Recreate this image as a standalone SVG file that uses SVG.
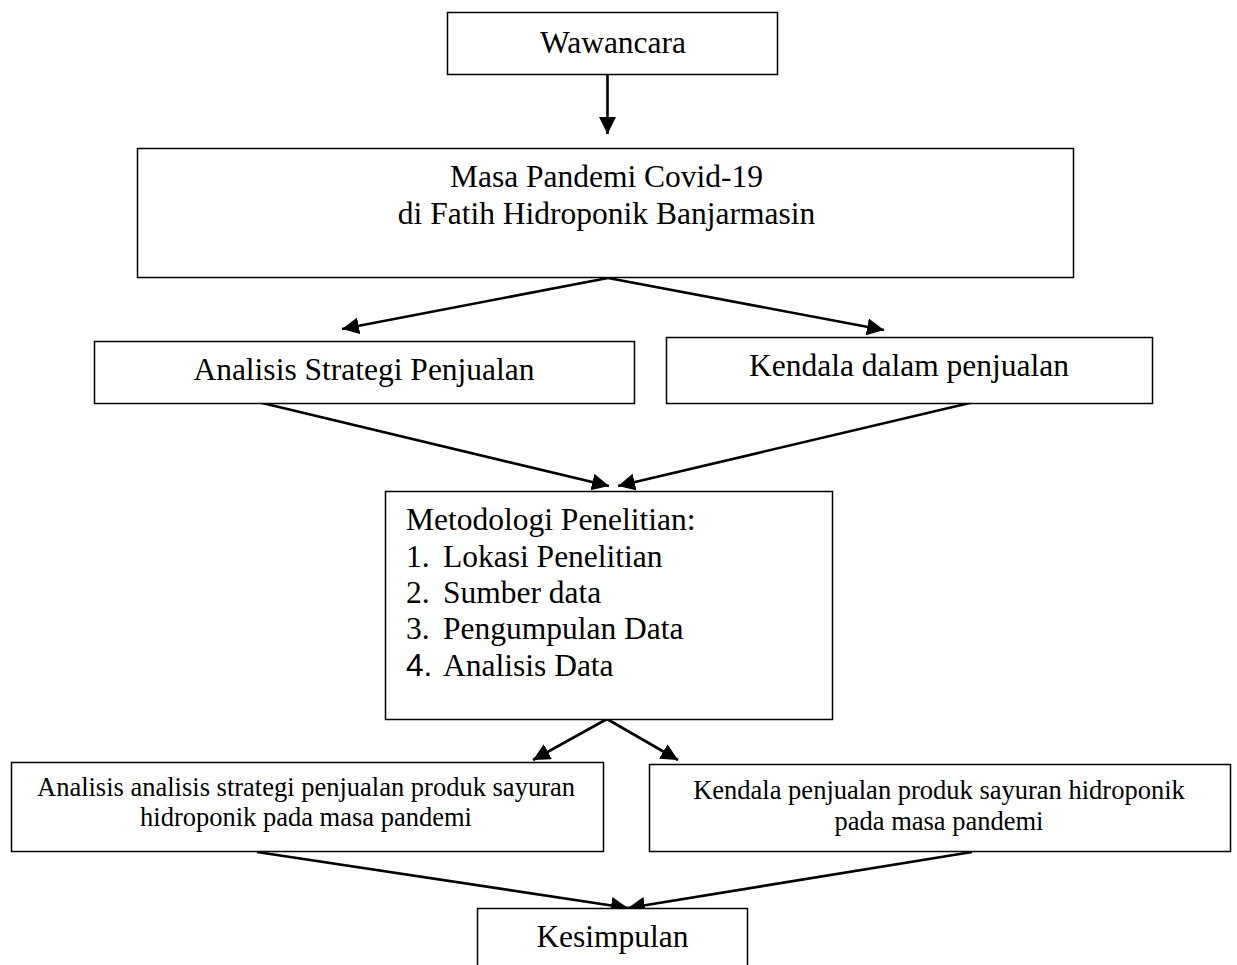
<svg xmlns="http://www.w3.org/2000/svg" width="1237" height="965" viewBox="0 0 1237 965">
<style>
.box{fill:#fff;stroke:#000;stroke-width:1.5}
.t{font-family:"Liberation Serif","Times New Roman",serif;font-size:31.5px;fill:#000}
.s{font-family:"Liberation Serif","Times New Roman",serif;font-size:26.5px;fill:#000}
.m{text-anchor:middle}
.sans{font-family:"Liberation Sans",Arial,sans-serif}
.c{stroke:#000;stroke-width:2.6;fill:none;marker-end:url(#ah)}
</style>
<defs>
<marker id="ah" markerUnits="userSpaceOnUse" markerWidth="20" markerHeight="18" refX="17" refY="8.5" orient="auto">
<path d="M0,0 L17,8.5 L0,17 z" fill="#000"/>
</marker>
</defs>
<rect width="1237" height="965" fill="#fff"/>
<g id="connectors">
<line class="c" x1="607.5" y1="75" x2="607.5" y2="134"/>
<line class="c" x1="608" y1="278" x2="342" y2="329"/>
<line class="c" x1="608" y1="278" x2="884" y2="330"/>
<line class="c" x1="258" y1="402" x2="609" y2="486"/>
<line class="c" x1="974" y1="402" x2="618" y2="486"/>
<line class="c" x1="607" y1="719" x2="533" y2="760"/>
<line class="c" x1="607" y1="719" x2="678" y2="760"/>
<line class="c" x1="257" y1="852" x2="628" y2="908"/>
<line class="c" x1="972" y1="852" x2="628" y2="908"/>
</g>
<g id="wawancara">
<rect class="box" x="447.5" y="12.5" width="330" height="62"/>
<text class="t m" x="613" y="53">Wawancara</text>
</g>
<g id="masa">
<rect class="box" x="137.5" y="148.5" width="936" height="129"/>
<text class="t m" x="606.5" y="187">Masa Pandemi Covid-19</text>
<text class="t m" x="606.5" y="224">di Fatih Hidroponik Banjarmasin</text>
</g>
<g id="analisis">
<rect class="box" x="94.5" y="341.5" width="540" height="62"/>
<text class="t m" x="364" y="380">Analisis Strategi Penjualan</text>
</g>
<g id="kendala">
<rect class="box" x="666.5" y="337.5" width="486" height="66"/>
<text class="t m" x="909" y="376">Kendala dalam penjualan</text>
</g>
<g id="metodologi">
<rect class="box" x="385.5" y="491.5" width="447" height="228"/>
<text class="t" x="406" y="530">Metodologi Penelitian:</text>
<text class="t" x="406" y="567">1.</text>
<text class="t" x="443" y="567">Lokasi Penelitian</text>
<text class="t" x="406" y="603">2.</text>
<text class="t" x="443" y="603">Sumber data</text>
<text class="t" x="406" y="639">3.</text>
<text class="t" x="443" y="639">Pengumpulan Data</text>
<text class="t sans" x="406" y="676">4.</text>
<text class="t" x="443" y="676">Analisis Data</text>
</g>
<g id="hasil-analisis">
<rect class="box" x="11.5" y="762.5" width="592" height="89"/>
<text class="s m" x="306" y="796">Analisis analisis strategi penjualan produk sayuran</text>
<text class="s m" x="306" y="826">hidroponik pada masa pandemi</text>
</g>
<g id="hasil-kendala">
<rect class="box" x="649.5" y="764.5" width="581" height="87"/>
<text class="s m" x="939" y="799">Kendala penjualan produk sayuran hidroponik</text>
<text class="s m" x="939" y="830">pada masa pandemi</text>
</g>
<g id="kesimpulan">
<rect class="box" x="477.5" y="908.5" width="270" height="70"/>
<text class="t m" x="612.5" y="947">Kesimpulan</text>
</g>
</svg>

**********

**Your task**.
Word for word, quote the full listing, omitting every picture.

**Response below**.
Recreate this image as a standalone SVG file that uses SVG.
<svg xmlns="http://www.w3.org/2000/svg" width="1237" height="965" viewBox="0 0 1237 965">
<style>
.box{fill:#fff;stroke:#000;stroke-width:1.5}
.t{font-family:"Liberation Serif","Times New Roman",serif;font-size:31.5px;fill:#000}
.s{font-family:"Liberation Serif","Times New Roman",serif;font-size:26.5px;fill:#000}
.m{text-anchor:middle}
.sans{font-family:"Liberation Sans",Arial,sans-serif}
.c{stroke:#000;stroke-width:2.6;fill:none;marker-end:url(#ah)}
</style>
<defs>
<marker id="ah" markerUnits="userSpaceOnUse" markerWidth="20" markerHeight="18" refX="17" refY="8.5" orient="auto">
<path d="M0,0 L17,8.5 L0,17 z" fill="#000"/>
</marker>
</defs>
<rect width="1237" height="965" fill="#fff"/>
<g id="connectors">
<line class="c" x1="607.5" y1="75" x2="607.5" y2="134"/>
<line class="c" x1="608" y1="278" x2="342" y2="329"/>
<line class="c" x1="608" y1="278" x2="884" y2="330"/>
<line class="c" x1="258" y1="402" x2="609" y2="486"/>
<line class="c" x1="974" y1="402" x2="618" y2="486"/>
<line class="c" x1="607" y1="719" x2="533" y2="760"/>
<line class="c" x1="607" y1="719" x2="678" y2="760"/>
<line class="c" x1="257" y1="852" x2="628" y2="908"/>
<line class="c" x1="972" y1="852" x2="628" y2="908"/>
</g>
<g id="wawancara">
<rect class="box" x="447.5" y="12.5" width="330" height="62"/>
<text class="t m" x="613" y="53">Wawancara</text>
</g>
<g id="masa">
<rect class="box" x="137.5" y="148.5" width="936" height="129"/>
<text class="t m" x="606.5" y="187">Masa Pandemi Covid-19</text>
<text class="t m" x="606.5" y="224">di Fatih Hidroponik Banjarmasin</text>
</g>
<g id="analisis">
<rect class="box" x="94.5" y="341.5" width="540" height="62"/>
<text class="t m" x="364" y="380">Analisis Strategi Penjualan</text>
</g>
<g id="kendala">
<rect class="box" x="666.5" y="337.5" width="486" height="66"/>
<text class="t m" x="909" y="376">Kendala dalam penjualan</text>
</g>
<g id="metodologi">
<rect class="box" x="385.5" y="491.5" width="447" height="228"/>
<text class="t" x="406" y="530">Metodologi Penelitian:</text>
<text class="t" x="406" y="567">1.</text>
<text class="t" x="443" y="567">Lokasi Penelitian</text>
<text class="t" x="406" y="603">2.</text>
<text class="t" x="443" y="603">Sumber data</text>
<text class="t" x="406" y="639">3.</text>
<text class="t" x="443" y="639">Pengumpulan Data</text>
<text class="t sans" x="406" y="676">4.</text>
<text class="t" x="443" y="676">Analisis Data</text>
</g>
<g id="hasil-analisis">
<rect class="box" x="11.5" y="762.5" width="592" height="89"/>
<text class="s m" x="306" y="796">Analisis analisis strategi penjualan produk sayuran</text>
<text class="s m" x="306" y="826">hidroponik pada masa pandemi</text>
</g>
<g id="hasil-kendala">
<rect class="box" x="649.5" y="764.5" width="581" height="87"/>
<text class="s m" x="939" y="799">Kendala penjualan produk sayuran hidroponik</text>
<text class="s m" x="939" y="830">pada masa pandemi</text>
</g>
<g id="kesimpulan">
<rect class="box" x="477.5" y="908.5" width="270" height="70"/>
<text class="t m" x="612.5" y="947">Kesimpulan</text>
</g>
</svg>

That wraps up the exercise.